Thursday, September 14, 2006

Condemned to Repeat It

Why is it that in spite of Darwin, in spite of the common cellular origin of all life on our planet, we go on thinking of "history" as that of man's brief time on the earth, a mere 50,000 years or so? Why hasn't "history" become the history of life on the earth and taken its rightful place in our schools? Are we better off, more civilized, more capable of furthering our civilization if we can recount the battles, say, of the American Civil War, and know nothing about, the Miocene period when large numbers of apes, including probably our own blood relatives, roamed the plains of eastern Europe and the near East? Who is more apt to respect human life, the one who can recount what happened at Shiloh, Tennessee, during the first week of April, 1862, or the one who knows that during the Miocene Epoch, roughly 15 million years ago, as many as 100 species of apes roamed throughout the Old World, including not unlikely human ancestors such as Dryopithecus in Europe and Sivapithecus in Asia?

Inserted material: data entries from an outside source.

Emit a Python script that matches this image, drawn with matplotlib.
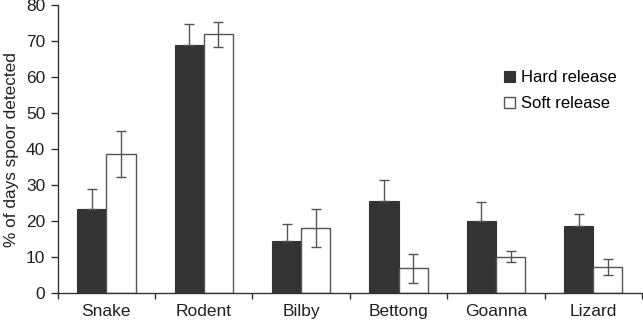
import numpy as np
import matplotlib.pyplot as plt
from matplotlib.ticker import FixedLocator

plt.rcParams['font.family'] = ['Liberation Sans', 'DejaVu Sans']

# ---- data ----
species = ['Snake', 'Rodent', 'Bilby', 'Bettong', 'Goanna', 'Lizard']
hard = [23.3, 69.1, 14.5, 25.5, 20.0, 18.5]
hard_err = [5.5, 5.7, 4.7, 5.8, 5.2, 3.3]
soft = [38.7, 72.0, 18.1, 6.8, 10.0, 7.1]
soft_err = [6.4, 3.5, 5.3, 4.1, 1.5, 2.2]
yticks = [0, 10, 20, 30, 40, 50, 60, 70, 80]

DARK = '#333333'
GREY = '#555555'
TXT = '#222222'

fig = plt.figure(figsize=(6.43, 3.20), dpi=100)
ax = fig.add_axes([0.0897, 0.0853, 0.9087, 0.8977])

x = np.arange(len(species))
w = 0.3
ekw = dict(ecolor=GREY, elinewidth=1.0, capsize=3.6, capthick=1.0)

ax.bar(x - w / 2, hard, w, color=DARK, edgecolor=DARK, linewidth=0.8,
       label='Hard release', zorder=2,
       yerr=[np.zeros(len(hard)), hard_err], error_kw=ekw)
ax.bar(x + w / 2, soft, w, color='white', edgecolor=GREY, linewidth=1.0,
       label='Soft release', zorder=2,
       yerr=soft_err, error_kw=ekw)

ax.set_xlim(-0.5, len(species) - 0.5)
ax.set_ylim(0, 80)
ax.set_yticks(yticks)
ax.set_xticks(x)
ax.set_xticklabels(species)
ax.xaxis.set_minor_locator(FixedLocator(np.arange(-0.5, len(species), 1.0)))
ax.tick_params(axis='x', which='major', length=0, pad=8, labelsize=12.5, colors=TXT)
ax.tick_params(axis='x', which='minor', length=4, width=1.0, color=DARK, direction='out')
ax.tick_params(axis='y', length=5, width=1.0, color=DARK, labelsize=12.5,
               labelcolor=TXT, pad=4)

for s in ['top', 'right']:
    ax.spines[s].set_visible(False)
for s in ['left', 'bottom']:
    ax.spines[s].set_color(DARK)
    ax.spines[s].set_linewidth(1.0)

ax.set_ylabel('% of days spoor detected', fontsize=12.4, color=TXT, labelpad=5)

ax.legend(loc='upper left', bbox_to_anchor=(0.7527, 0.797), frameon=False,
          fontsize=12, handlelength=0.66, handleheight=0.66, handletextpad=0.35,
          labelspacing=0.65, borderaxespad=0)

fig.savefig('out.png', dpi=100)
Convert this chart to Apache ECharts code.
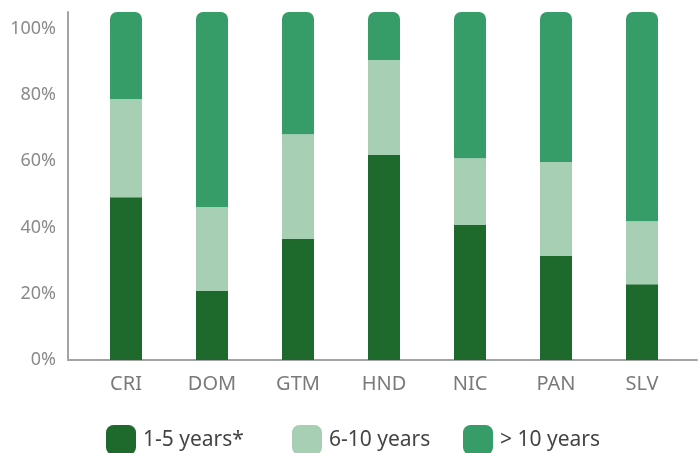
<!DOCTYPE html>
<html>
<head>
<meta charset="utf-8">
<style>
  html, body { margin: 0; padding: 0; background: #fff; }
  #chart { width: 699px; height: 453px; }
</style>
<script src="https://cdn.jsdelivr.net/npm/echarts@6/dist/echarts.min.js"></script>
</head>
<body>
<div id="chart"></div>
<script>
// Share of firms by age group, per country (percent)
const countries = ['CRI', 'DOM', 'GTM', 'HND', 'NIC', 'PAN', 'SLV'];
const seriesNames = ['1-5 years*', '6-10 years', '> 10 years'];
const years1to5 = [46.8, 19.8, 34.8, 58.9, 38.8, 29.9, 21.8];
const years6to10 = [28.2, 24.2, 30.1, 27.3, 19.2, 27.0, 18.1];
const over10 = [25.0, 56.0, 35.1, 13.8, 42.0, 43.1, 60.1];
const yTicks = [0, 20, 40, 60, 80, 100];

const colors = ['#1d6a2c', '#a6cfb4', '#369d69'];
const fontFamily = '"Noto Sans", "Open Sans", sans-serif';

const chart = echarts.init(document.getElementById('chart'), null, { renderer: 'canvas' });

const legendBase = {
  top: 425,
  padding: 0,
  icon: 'roundRect',
  itemWidth: 30,
  itemHeight: 30,
  itemGap: 0,
  textStyle: { fontFamily, fontSize: 21, color: '#444', padding: [0, 0, 0, 2] },
  selectedMode: false
};

chart.setOption({
  animation: false,
  grid: [
    // frame with the percent axis
    { left: 68, right: 2, top: 12, bottom: 93 },
    // bar area
    { left: 83, width: 602, top: 12, bottom: 93 }
  ],
  legend: [
    Object.assign({}, legendBase, { left: 106, data: [seriesNames[0]] }),
    Object.assign({}, legendBase, { left: 292, data: [seriesNames[1]] }),
    Object.assign({}, legendBase, { left: 463, data: [seriesNames[2]] })
  ],
  xAxis: [
    {
      type: 'category', gridIndex: 0, data: countries,
      axisLine: { show: true, lineStyle: { color: '#a3a3a3', width: 2 } },
      axisTick: { show: false }, axisLabel: { show: false }
    },
    {
      type: 'category', gridIndex: 1, data: countries,
      axisLine: { show: false }, axisTick: { show: false },
      axisLabel: { fontFamily, fontSize: 20, color: '#7a7a7a', margin: 14 }
    }
  ],
  yAxis: [
    {
      type: 'value', gridIndex: 0, min: 0, max: 105, interval: 20,
      axisLine: { show: true, lineStyle: { color: '#a3a3a3', width: 2 } },
      axisTick: { show: false },
      splitLine: { show: false },
      axisLabel: {
        fontFamily, fontSize: 18, color: '#8a8a8a', margin: 12,
        padding: [0, 0, 7, 0],
        showMaxLabel: false,
        formatter: v => (yTicks.includes(v) ? v + '%' : '')
      }
    },
    {
      type: 'value', gridIndex: 1, min: 0, max: 100, show: false
    }
  ],
  series: [
    {
      name: seriesNames[0], type: 'bar', stack: 'age', xAxisIndex: 1, yAxisIndex: 1,
      barWidth: 32, data: years1to5, itemStyle: { color: colors[0] }
    },
    {
      name: seriesNames[1], type: 'bar', stack: 'age', xAxisIndex: 1, yAxisIndex: 1,
      barWidth: 32, data: years6to10, itemStyle: { color: colors[1] }
    },
    {
      name: seriesNames[2], type: 'bar', stack: 'age', xAxisIndex: 1, yAxisIndex: 1,
      barWidth: 32, data: over10, itemStyle: { color: colors[2], borderRadius: [7, 7, 0, 0] }
    }
  ]
});
</script>
</body>
</html>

Furthermore we're told (A Lesson About History's Lessons) that kids now a days are not even learning man's recent history in the schools. "Each of us who teaches history has been reminded repeatedly in recent years about the "historical illiteracy" of our nation's youth. The Bradley Commission, Diane Ravitch, the evening news, even chance acquaintances tell us that the ‘typical’ American teenager cannot place the Civil War in the correct decade (or perhaps even the correct half century). That same generic seventeen-year-old, we are told, does not know the purpose of Jim Crow legislation, nor recognize the contribution of the Supreme Court's Brown decision in ending that chapter in our history. He or she does not know that England colonized North America's Atlantic coast, and is unaware that Spain's imperial arm extended into the American Southwest."

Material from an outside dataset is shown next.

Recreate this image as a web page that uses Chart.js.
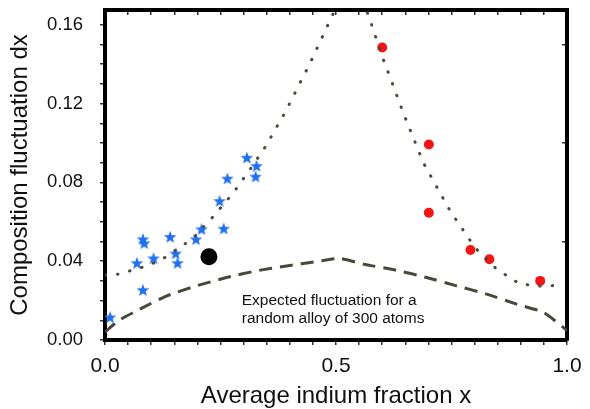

But these corrective comments, of which there are no end, never include mention of the much greater "hole" in kids' knowledge of the history of life on earth. Of that much earlier history, which most certainly tells us much more about ourselves than, say, the Battle of Shiloh, by in large nothing is known by our school children, with only one exception, the Jurassic and Cretaceous Periods hundreds of millions of years ago when the dinosaurs, then terrible lizards, but now children’s playthings, ruled. So instead of teaching our children the history of life, the life that we share with all living creatures, we teach a few favored periods of history, for young children times of the ancient Egyptians and, the American West, for older children, perhaps, the times of the Greeks and the Romans, a bit of the so-called Middle Ages, the founding of our country, and then in great detail the modern period, which is primarily one of battles and wars, of men killing one another and in most instances for no good reason. Wouldn't our children be better served to learn the history, say, of the movement of the earth's crust, and the creation of the Himmalayas as the plates crashed together, the first appearance of homo sapiens in Afirca and how he came to people the earth?
It was George Santayana philosopher, essayist, poet, novelist, and lifelong Spanish citizen, who said that, "Those who cannot remember the past are condemned to repeat it." Now this statement is often used by history teachers, and even more often perhaps by politicians, to stress the importance of the knowledge of history. But here also they are only talking about man's most recent history, again that of a few thousand years at most. Furthermore does knowing the past enable us to avoid repeating it? Shouldn't the knowledge of Neville Chamberlain's "appeasement" policy have prevented the subsequent Yalta give-away of Eastern Europe? It didn't of course. Nor did knowledge of the Vietnamese War prevent our current war in Iraq from taking place. So that one might just as well say that those who remember the past are condemned to repeat it.
But if by "past" we mean the history of past life on the earth the statement then becomes nonsense. Whether we "remember" it or not that life will not be repeated. The dinosaurs are gone forever, as is Pangaea, as is the wooly mammoth. Rather to remember this past is to realize how precious life is. And that's why this past ought to be taught in the schools. Too often remembering our most recent past, which has been one of wars and the slaughter of millions, seems to make us perpetrators of more of the same. Witness the predominance in our lives of Al Qaeda and Al Qaeda-like groups, and the ascendancy of the military industrial complexes within our most developed nations. Knowledge of our recent, tragic past has done nothing to prevent all this from coming about, whereas knowledge and understanding of life’s history, of the relatedness of all life's forms, might have.